Rows from a dataset of charts and code:
## begin
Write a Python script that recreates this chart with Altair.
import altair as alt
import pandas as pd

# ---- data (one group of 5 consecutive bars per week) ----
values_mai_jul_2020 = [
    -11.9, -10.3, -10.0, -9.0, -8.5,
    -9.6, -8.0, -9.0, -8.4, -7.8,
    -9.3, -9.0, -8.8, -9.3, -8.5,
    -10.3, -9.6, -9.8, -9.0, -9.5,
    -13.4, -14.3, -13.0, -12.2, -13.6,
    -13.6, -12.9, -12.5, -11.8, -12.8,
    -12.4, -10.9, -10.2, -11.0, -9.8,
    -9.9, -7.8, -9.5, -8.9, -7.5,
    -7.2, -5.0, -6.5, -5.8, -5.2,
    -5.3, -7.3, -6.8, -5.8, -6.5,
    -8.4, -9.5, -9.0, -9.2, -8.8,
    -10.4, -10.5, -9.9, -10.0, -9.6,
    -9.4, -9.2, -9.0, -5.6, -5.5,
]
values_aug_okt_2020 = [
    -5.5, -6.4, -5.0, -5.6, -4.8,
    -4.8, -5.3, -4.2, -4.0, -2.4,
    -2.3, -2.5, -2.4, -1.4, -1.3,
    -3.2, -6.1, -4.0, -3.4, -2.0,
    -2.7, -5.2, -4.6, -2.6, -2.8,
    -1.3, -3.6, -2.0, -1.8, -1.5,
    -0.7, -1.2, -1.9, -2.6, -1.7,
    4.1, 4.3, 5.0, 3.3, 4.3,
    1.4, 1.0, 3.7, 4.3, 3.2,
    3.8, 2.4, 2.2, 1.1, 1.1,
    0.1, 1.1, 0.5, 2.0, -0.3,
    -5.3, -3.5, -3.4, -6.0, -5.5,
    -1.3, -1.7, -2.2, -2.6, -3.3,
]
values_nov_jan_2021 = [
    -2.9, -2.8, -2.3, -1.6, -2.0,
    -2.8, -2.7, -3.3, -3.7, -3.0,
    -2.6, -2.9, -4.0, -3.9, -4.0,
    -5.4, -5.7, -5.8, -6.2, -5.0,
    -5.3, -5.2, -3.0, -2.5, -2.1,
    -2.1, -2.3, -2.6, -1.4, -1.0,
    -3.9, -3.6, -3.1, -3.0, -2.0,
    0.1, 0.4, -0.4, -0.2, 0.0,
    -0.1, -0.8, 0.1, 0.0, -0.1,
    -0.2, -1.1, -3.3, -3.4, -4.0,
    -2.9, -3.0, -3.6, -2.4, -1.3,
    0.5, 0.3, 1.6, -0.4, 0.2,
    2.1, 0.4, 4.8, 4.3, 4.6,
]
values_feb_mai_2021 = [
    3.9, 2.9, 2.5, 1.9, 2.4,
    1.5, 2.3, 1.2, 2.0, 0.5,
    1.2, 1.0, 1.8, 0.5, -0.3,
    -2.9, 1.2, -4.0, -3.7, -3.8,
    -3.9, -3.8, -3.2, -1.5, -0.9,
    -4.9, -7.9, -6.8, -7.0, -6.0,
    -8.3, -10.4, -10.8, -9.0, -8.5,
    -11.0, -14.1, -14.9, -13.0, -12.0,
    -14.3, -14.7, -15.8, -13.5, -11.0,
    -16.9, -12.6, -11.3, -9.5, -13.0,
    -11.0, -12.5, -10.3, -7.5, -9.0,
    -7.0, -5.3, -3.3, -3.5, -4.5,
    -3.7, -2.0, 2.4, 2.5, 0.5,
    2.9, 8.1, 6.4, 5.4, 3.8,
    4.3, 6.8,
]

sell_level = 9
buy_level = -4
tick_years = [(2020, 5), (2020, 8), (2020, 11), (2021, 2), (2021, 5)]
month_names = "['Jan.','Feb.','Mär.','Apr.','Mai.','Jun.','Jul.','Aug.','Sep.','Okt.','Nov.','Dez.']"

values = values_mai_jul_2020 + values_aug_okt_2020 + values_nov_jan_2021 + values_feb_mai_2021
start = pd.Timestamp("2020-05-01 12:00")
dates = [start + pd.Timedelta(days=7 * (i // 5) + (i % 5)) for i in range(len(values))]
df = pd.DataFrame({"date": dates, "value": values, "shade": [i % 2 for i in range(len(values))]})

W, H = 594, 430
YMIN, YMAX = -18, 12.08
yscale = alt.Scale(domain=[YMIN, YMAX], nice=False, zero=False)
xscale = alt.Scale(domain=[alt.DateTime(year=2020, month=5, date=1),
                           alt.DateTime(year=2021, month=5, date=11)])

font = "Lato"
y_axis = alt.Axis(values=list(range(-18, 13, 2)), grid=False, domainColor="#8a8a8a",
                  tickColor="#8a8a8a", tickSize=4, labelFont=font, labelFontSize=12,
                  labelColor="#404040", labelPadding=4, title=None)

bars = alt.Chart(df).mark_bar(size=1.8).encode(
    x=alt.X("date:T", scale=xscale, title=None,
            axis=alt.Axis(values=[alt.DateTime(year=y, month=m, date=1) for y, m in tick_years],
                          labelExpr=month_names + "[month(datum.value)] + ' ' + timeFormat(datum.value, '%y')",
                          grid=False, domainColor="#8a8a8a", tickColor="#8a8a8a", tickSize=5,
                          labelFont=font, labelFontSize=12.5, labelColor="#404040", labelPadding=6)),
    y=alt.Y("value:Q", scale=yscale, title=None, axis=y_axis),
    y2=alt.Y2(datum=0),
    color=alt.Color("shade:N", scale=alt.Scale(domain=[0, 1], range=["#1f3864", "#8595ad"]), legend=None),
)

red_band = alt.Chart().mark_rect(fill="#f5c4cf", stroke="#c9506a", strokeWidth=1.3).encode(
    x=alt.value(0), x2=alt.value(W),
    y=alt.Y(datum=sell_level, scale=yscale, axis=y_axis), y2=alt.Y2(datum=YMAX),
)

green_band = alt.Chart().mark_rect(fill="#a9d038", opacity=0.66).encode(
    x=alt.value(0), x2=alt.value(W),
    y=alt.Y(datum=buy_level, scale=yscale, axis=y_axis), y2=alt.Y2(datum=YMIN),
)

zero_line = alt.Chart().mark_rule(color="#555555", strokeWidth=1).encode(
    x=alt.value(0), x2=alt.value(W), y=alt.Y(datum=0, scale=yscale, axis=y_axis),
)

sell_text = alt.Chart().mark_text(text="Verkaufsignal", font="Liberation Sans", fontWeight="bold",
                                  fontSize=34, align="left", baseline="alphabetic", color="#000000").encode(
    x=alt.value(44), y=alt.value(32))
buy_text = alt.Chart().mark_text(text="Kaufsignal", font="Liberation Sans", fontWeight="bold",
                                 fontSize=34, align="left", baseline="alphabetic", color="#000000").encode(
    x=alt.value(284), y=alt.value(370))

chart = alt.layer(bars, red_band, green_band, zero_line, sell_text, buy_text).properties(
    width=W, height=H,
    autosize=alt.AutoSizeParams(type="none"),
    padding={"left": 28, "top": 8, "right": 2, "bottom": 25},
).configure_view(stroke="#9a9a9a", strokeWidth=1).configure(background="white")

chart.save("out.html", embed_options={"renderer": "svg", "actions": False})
## end
## begin
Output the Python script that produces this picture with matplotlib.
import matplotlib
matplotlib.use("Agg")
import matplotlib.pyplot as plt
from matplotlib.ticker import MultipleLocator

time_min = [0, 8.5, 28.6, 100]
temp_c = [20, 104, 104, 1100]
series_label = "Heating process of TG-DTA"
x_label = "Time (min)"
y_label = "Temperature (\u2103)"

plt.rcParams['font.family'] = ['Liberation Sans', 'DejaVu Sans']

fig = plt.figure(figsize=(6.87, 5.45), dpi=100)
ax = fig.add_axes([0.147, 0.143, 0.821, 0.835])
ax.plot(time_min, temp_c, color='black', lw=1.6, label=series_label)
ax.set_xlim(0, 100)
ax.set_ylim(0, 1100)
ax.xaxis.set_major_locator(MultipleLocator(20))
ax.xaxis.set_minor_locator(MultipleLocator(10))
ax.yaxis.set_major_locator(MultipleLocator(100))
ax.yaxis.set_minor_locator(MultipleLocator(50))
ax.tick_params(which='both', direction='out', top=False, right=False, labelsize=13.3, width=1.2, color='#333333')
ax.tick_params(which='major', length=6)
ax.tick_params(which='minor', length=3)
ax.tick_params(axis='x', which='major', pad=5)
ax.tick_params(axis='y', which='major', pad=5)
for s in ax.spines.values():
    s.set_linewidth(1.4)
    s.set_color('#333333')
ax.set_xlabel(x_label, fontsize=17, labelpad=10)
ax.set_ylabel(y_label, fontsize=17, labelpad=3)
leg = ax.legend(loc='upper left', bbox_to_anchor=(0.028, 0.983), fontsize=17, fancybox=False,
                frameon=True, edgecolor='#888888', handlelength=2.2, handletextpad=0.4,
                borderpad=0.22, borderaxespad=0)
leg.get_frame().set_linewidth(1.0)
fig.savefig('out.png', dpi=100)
## end
[GOAL]: Return only the part of the records above that opens with the line containing "Write a Python" and closes with the line containing "import pandas as pd", ends included.

[FINAL RESULT]:
Write a Python script that recreates this chart with Altair.
import altair as alt
import pandas as pd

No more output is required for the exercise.